At last, after days of happy journeying through the cold December days, they came within view of a stately mansion placed in a lordly park, at sight of which Sarah exclaimed, with sparkling eyes, “Oh, what a beautiful house!” “Yes,” answered her husband, reining in his horse to enjoy the view; “it is a lovely place. How would you like, my dear Sally, to be its mistress?” Sally broke into a merry peal of laughter. “Only fancy me,” she said, “mistress of such a noble house! It’s too funny for words. But how I should love it if we were only rich enough to live in it!” “I am so glad you like it, darling,” answered her husband, as he turned in the saddle and placed an arm around her waist; “for it is yours. I am the Earl of Exeter, its owner, and you—well, you are my Countess—and my Queen.”
“‘Now welcome, Lady!’
exclaimed the Earl—
‘This Castle is thine,
and these dark woods all.’
She believed him wild, but
his words were truth,
For Ellen is Lady of Rosenthal.”
He did not, like the hero of Moore’s ballad, “blow his horn with a lordly air”; but with his Countess he presented himself at the door of Burleigh to receive the homage and welcome due to its lord.

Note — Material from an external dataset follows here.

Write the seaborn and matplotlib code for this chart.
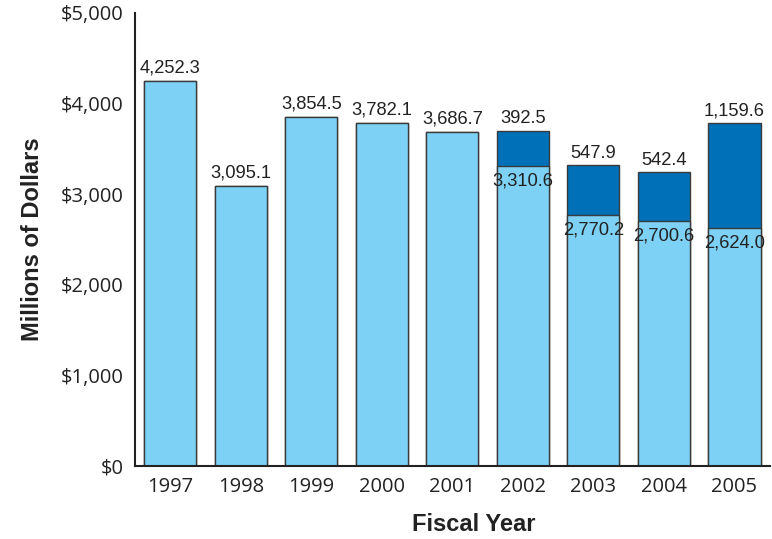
import matplotlib
matplotlib.use("Agg")
import matplotlib.pyplot as plt
import seaborn as sns
import pandas as pd
from matplotlib.ticker import FixedLocator, FuncFormatter

years = ["1997", "1998", "1999", "2000", "2001", "2002", "2003", "2004", "2005"]
base_vals = [4252.3, 3095.1, 3854.5, 3782.1, 3686.7, 3310.6, 2770.2, 2700.6, 2624.0]
extra_vals = [0, 0, 0, 0, 0, 392.5, 547.9, 542.4, 1159.6]
y_ticks = [0, 1000, 2000, 3000, 4000, 5000]

light = "#7DD1F5"
dark = "#0070B8"
edge = "#3a3a3a"

df = pd.DataFrame({"year": years, "base": base_vals, "extra": extra_vals})
df["total"] = df["base"] + df["extra"]

sns.set_style("white")
plt.rcParams["font.family"] = ["Liberation Sans", "DejaVu Sans"]

fig = plt.figure(figsize=(7.72, 5.39), dpi=100)
ax = fig.add_axes([0.175, 0.135, 0.822, 0.841])

sns.barplot(data=df, x="year", y="total", color=dark, edgecolor=edge,
            linewidth=1, width=0.74, saturation=1, ax=ax)
sns.barplot(data=df, x="year", y="base", color=light, edgecolor=edge,
            linewidth=1, width=0.74, saturation=1, ax=ax)

def fmt(v):
    return f"{v:,.1f}"

for i, row in df.iterrows():
    if row["extra"] > 0:
        ax.text(i, row["total"] + 40, fmt(row["extra"]), ha="center", va="bottom",
                fontsize=13.2, color="#222222")
        ax.text(i, row["base"] - 70, fmt(row["base"]), ha="center", va="top",
                fontsize=13.2, color="#222222")
    else:
        ax.text(i, row["base"] + 50, fmt(row["base"]), ha="center", va="bottom",
                fontsize=13.2, color="#222222")

ax.set_xlim(-0.5, 8.5)
ax.set_ylim(0, 5000)
ax.yaxis.set_major_locator(FixedLocator(y_ticks))
ax.yaxis.set_major_formatter(FuncFormatter(lambda v, p: f"${v:,.0f}"))

for s in ["top", "right"]:
    ax.spines[s].set_visible(False)
for s in ["left", "bottom"]:
    ax.spines[s].set_color("#222222")
    ax.spines[s].set_linewidth(1.5)

ax.tick_params(axis="y", direction="in", length=8, width=1.5, color="#222222",
               labelsize=14.5, labelcolor="#222222", pad=8)
ax.tick_params(axis="x", which="major", length=0, labelsize=14.5, labelcolor="#222222", pad=8)
ax.xaxis.set_minor_locator(FixedLocator([i + 0.5 for i in range(len(years))]))
ax.tick_params(axis="x", which="minor", direction="in", length=10, width=1.5, color="#222222")

for lab in ax.get_xticklabels() + ax.get_yticklabels():
    lab.set_fontfamily(["Open Sans", "DejaVu Sans"])

yt = ax.yaxis.get_major_ticks()
yt[-1].tick1line.set_markersize(16)

ax.set_xlabel("Fiscal Year", fontsize=17, fontweight="bold", color="#222222")
ax.xaxis.set_label_coords(0.534, -0.103)
ax.set_ylabel("Millions of Dollars", fontsize=17, fontweight="bold", color="#222222", labelpad=12)

fig.savefig("out.png", dpi=100)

“Many a gallant gay domestic
Bow before him at the door;
And they speak in gentle murmur
When they answer to his call,
While he treads with footsteps
firmer
Leading on from hall to hall.
And while now she wanders
blindly,
Nor the meaning can divine,
Proudly turns he round and
kindly,
‘All of that is mine
and thine.’”
Thus did Sarah Hoggins, the peasant-girl, blossom into a Countess, chatelaine of three lordly pleasure-houses, and Lady Bountiful to an army of dependents. The news of the romantic story flashed through the county, indeed through the whole of England; and great lords and ladies by the score flocked to Burleigh to welcome and pay homage to its heroine.